I'm trying to solve this exercice:
Let $\omega(y)=y^{-4}$ and $L^{1}(\mathbb{R},\omega)$ the space of measurable functions $g:\mathbb{R}\rightarrow\mathbb{R}$ so that $g\omega$ is Lebesgue integrable and the norm is defined as $||g||_{L^{1}(\mathbb{R},\omega)}=\int_\mathbb{R}|g(y)|\omega(y)dy$
Calculate the norm of the operator: $$Tg(x)=\int_\mathbb{R}e^{-xy^{4}}g(y)dy$$
Now, this is the first time I've encountered norms with integral signs and L-spaces with an "associated" function, so it's blurring my thinking...
There are some things I don't understand:
1/ Is: $||Tg||=\int_\mathbb{R}|(\int_\mathbb{R}e^{-yy^{4}}g(y)dy)|y^{-4}dy$ ? I don't think so because I'd have two integrals for y...

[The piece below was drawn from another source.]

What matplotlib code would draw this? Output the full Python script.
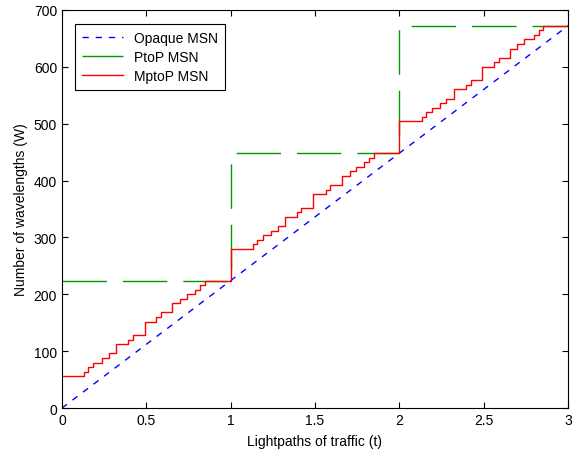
import numpy as np
import matplotlib.pyplot as plt

plt.rcParams['font.family'] = ['Liberation Sans', 'DejaVu Sans']

# Opaque MSN (straight line)
opaque_t = [0, 3]
opaque_w = [0, 672]

# PtoP MSN (staircase, one step per lightpath)
ptop_t = [0, 1, 1, 2, 2, 3]
ptop_w = [224, 224, 448, 448, 672, 672]

# MptoP MSN staircase: step positions and the level reached after each step
mptop_t = [0, 0.13, 0.155, 0.185, 0.24, 0.28, 0.32, 0.39, 0.42, 0.49, 0.56, 0.59,
           0.655, 0.70, 0.74, 0.79, 0.82, 0.85,
           1.0, 1.135, 1.155, 1.19, 1.238, 1.278, 1.323, 1.393, 1.418, 1.49, 1.563, 1.59,
           1.66, 1.705, 1.745, 1.79, 1.82, 1.85,
           2.0, 2.135, 2.16, 2.194, 2.24, 2.274, 2.326, 2.396, 2.423, 2.49, 2.56, 2.593,
           2.655, 2.70, 2.74, 2.797, 2.826, 2.853, 3.0]
mptop_w = [56, 64, 72, 80, 88, 96, 112, 120, 128, 152, 160, 168,
           184, 192, 200, 208, 216, 224,
           280, 288, 296, 304, 312, 320, 336, 344, 352, 376, 384, 392,
           408, 416, 424, 432, 440, 448,
           504, 512, 520, 528, 536, 544, 560, 568, 576, 600, 608, 616,
           632, 640, 648, 656, 664, 672, 672]

fig = plt.figure(figsize=(5.79, 4.52), dpi=100)
ax = fig.add_axes([0.107, 0.095, 0.874, 0.881])

ax.plot(opaque_t, opaque_w, color='#0000ff', lw=1, dashes=(4.5, 5), label='Opaque MSN')
ax.plot(ptop_t, ptop_w, color='#009900', lw=1, dashes=(32, 11.5), label='PtoP MSN')
ax.step(mptop_t, mptop_w, where='post', color='#ff0000', lw=1, label='MptoP MSN')

ax.set_xlim(0, 3)
ax.set_ylim(0, 700)
ax.set_xticks(np.arange(0, 3.01, 0.5))
ax.set_xticklabels(['0', '0.5', '1', '1.5', '2', '2.5', '3'])
ax.set_yticks(np.arange(0, 701, 100))
ax.tick_params(direction='in', top=True, right=True, labelsize=10, length=4)
ax.set_xlabel('Lightpaths of traffic (t)', fontsize=10, labelpad=5)
ax.set_ylabel('Number of wavelengths (W)', fontsize=10, labelpad=4)

leg = ax.legend(loc='upper left', fontsize=10, fancybox=False, framealpha=1,
                edgecolor='black', bbox_to_anchor=(0.025, 0.965), borderaxespad=0,
                handlelength=3, labelspacing=0.38, borderpad=0.5)
leg.get_frame().set_linewidth(0.8)

fig.savefig('out.png', dpi=100)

2/ Is it then: $||Tg||=\int_\mathbb{R}|e^{-xy^{4}}g(y)|y^{-4}dy$ ? Then $|||T|||\leq 1$ ,right?
These questions on the steps I'm following aside, my goal is to get it done so any other approach is more than welcome if clear enough.
Note: This is from an introduction exercice to Fourier series so if your answer uses any of that, please make small steps in your reasoning.